PROBLEM —
In the listing below, find the line with "0.004, 0.003, 0.001, 0, 0];", then repeat exactly every line from the top through that one.

DATASET EXTRACT —
******************************

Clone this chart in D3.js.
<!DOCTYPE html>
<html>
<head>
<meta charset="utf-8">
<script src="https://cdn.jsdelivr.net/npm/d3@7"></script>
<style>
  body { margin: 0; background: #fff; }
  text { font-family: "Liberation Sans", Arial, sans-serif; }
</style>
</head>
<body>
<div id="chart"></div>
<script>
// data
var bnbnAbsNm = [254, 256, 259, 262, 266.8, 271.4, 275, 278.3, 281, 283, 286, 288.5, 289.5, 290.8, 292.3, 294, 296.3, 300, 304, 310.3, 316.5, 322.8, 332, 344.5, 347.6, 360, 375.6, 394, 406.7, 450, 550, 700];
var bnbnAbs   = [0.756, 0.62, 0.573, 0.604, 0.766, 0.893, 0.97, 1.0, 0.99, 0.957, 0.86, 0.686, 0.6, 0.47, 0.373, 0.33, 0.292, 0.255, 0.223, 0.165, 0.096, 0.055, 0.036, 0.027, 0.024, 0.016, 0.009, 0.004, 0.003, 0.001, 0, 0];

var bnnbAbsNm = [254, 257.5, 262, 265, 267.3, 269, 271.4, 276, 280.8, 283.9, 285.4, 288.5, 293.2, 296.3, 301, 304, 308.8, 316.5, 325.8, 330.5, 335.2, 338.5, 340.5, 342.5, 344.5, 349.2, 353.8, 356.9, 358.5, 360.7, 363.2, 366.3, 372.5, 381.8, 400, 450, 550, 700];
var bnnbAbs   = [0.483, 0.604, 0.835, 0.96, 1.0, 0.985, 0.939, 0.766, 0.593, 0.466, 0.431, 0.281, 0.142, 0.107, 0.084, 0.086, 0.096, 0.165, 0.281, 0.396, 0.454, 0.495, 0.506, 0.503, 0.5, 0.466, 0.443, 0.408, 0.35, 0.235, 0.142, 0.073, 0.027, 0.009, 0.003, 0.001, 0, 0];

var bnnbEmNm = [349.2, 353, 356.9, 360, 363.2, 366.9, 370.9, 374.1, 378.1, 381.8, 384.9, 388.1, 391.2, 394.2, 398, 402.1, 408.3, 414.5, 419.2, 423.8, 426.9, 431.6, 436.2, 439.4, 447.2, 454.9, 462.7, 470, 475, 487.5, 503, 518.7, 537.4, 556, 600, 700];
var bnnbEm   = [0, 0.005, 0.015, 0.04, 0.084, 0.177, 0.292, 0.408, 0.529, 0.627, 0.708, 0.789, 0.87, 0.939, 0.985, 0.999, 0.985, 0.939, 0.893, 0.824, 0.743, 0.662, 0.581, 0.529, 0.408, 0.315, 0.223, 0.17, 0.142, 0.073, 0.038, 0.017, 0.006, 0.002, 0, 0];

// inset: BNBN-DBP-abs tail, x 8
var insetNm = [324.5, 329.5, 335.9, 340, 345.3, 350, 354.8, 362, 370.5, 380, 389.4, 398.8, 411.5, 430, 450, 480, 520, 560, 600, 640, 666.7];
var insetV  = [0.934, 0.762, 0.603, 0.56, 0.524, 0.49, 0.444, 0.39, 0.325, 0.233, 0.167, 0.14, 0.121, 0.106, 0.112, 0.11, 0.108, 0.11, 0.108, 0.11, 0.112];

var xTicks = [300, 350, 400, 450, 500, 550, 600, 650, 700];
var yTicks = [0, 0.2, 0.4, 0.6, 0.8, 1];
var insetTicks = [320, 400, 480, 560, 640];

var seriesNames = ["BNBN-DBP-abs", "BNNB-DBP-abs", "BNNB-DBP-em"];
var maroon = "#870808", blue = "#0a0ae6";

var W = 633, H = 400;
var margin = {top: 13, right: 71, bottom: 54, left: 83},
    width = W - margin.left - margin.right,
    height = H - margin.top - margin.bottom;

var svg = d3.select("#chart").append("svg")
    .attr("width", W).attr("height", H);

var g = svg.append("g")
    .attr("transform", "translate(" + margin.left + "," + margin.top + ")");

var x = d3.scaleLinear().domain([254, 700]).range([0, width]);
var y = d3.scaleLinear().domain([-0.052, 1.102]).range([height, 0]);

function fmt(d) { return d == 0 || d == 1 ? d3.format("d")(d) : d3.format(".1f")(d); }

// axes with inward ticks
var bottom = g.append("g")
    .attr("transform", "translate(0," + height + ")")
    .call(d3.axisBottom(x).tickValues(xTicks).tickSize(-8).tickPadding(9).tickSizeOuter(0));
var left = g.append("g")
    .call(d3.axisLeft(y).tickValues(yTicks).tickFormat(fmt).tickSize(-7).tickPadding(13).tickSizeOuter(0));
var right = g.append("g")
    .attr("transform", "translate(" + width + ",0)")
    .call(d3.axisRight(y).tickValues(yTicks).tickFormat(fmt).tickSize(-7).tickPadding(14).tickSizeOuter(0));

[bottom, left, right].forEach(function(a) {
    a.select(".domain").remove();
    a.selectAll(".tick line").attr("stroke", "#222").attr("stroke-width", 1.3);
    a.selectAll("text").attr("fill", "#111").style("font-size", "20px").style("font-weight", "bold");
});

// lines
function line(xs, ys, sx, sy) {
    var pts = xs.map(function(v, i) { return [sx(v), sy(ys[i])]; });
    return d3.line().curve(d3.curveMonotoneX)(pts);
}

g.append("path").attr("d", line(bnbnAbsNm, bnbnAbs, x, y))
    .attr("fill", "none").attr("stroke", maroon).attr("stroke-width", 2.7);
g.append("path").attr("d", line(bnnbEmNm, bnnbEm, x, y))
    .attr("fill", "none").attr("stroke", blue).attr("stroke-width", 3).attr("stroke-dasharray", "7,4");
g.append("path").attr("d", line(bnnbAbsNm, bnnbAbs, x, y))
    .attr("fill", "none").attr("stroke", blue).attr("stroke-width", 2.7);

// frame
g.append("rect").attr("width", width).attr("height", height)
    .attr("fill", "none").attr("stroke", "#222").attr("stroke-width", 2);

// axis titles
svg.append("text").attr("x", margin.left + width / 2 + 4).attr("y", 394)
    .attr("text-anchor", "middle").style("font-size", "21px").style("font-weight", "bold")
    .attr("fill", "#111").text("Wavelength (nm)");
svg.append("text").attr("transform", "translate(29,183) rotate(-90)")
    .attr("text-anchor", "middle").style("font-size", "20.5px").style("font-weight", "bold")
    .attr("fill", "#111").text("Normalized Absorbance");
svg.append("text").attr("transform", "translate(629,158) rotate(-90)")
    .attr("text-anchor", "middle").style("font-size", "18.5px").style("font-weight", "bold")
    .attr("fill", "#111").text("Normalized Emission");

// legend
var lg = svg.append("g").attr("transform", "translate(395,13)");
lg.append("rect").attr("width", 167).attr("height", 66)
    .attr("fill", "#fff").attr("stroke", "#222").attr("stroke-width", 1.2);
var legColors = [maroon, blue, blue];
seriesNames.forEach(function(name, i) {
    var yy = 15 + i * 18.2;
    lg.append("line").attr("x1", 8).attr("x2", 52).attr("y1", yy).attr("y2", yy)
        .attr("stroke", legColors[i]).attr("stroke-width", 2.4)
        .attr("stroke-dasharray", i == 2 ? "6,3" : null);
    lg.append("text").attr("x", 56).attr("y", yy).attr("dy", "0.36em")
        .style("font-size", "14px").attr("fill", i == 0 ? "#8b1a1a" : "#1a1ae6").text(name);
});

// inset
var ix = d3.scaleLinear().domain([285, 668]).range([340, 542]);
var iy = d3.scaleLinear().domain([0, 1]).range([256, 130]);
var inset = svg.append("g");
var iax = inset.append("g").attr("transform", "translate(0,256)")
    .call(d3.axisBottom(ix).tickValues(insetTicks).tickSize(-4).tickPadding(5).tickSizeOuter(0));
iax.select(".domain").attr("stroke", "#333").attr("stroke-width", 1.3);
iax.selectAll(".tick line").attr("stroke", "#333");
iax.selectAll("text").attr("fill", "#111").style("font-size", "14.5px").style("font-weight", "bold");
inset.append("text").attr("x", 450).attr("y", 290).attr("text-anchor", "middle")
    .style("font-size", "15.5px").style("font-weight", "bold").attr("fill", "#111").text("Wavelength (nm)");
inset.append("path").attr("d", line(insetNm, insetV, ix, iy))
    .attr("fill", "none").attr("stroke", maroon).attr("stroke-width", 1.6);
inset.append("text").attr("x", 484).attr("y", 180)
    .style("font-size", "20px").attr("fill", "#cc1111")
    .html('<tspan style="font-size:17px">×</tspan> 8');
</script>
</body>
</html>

******************************

RESULT BELOW —
Clone this chart in D3.js.
<!DOCTYPE html>
<html>
<head>
<meta charset="utf-8">
<script src="https://cdn.jsdelivr.net/npm/d3@7"></script>
<style>
  body { margin: 0; background: #fff; }
  text { font-family: "Liberation Sans", Arial, sans-serif; }
</style>
</head>
<body>
<div id="chart"></div>
<script>
// data
var bnbnAbsNm = [254, 256, 259, 262, 266.8, 271.4, 275, 278.3, 281, 283, 286, 288.5, 289.5, 290.8, 292.3, 294, 296.3, 300, 304, 310.3, 316.5, 322.8, 332, 344.5, 347.6, 360, 375.6, 394, 406.7, 450, 550, 700];
var bnbnAbs   = [0.756, 0.62, 0.573, 0.604, 0.766, 0.893, 0.97, 1.0, 0.99, 0.957, 0.86, 0.686, 0.6, 0.47, 0.373, 0.33, 0.292, 0.255, 0.223, 0.165, 0.096, 0.055, 0.036, 0.027, 0.024, 0.016, 0.009, 0.004, 0.003, 0.001, 0, 0];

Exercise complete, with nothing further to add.